Records provided
## Begin
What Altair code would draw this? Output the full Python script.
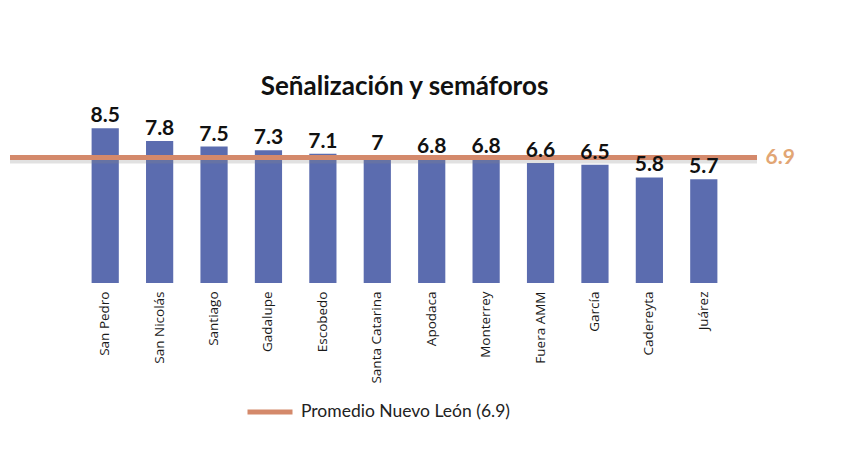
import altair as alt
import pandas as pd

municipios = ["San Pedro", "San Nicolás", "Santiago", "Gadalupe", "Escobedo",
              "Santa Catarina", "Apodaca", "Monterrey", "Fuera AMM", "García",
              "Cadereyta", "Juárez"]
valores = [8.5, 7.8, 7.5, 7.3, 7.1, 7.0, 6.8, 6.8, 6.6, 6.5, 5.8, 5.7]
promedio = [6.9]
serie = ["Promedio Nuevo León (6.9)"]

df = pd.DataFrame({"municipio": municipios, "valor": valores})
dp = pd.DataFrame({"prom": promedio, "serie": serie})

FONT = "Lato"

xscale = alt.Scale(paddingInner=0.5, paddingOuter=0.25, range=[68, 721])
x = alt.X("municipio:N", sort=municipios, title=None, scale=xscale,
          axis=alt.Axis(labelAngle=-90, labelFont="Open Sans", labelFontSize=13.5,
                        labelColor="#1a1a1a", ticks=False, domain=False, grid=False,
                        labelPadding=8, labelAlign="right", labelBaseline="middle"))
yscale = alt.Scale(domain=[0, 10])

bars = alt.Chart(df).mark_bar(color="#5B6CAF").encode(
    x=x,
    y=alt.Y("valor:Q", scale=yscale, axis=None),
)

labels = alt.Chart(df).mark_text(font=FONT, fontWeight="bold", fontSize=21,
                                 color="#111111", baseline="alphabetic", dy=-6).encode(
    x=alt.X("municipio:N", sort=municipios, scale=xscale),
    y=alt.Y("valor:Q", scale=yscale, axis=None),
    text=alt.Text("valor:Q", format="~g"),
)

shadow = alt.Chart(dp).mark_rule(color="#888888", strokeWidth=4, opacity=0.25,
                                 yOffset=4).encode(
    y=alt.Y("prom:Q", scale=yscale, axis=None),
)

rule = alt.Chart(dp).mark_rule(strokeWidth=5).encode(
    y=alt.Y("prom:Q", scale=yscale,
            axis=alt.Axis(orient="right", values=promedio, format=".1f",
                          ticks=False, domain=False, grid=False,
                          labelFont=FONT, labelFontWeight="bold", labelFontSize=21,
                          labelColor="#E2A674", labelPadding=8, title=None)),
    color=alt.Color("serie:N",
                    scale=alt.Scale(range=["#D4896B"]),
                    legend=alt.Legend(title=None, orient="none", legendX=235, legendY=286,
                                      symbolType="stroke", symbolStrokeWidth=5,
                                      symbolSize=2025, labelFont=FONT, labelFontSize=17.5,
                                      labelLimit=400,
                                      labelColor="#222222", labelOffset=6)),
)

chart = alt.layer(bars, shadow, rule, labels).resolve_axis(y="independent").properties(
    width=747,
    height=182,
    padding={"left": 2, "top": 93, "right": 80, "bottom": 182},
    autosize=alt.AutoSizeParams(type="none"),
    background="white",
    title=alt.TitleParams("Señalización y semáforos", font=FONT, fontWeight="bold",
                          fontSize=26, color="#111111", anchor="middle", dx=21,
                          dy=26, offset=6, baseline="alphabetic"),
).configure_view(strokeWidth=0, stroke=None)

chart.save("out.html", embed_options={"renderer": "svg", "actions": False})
## End
## Begin
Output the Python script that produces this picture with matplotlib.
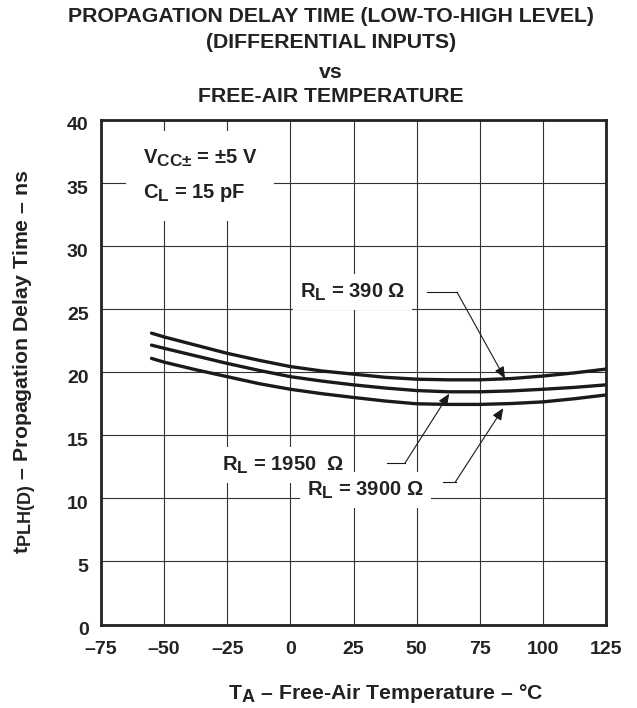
## End
Aim of the task
Above are the records. Copy every line in them holding "Python".

Answer to this task
What Altair code would draw this? Output the full Python script.
Output the Python script that produces this picture with matplotlib.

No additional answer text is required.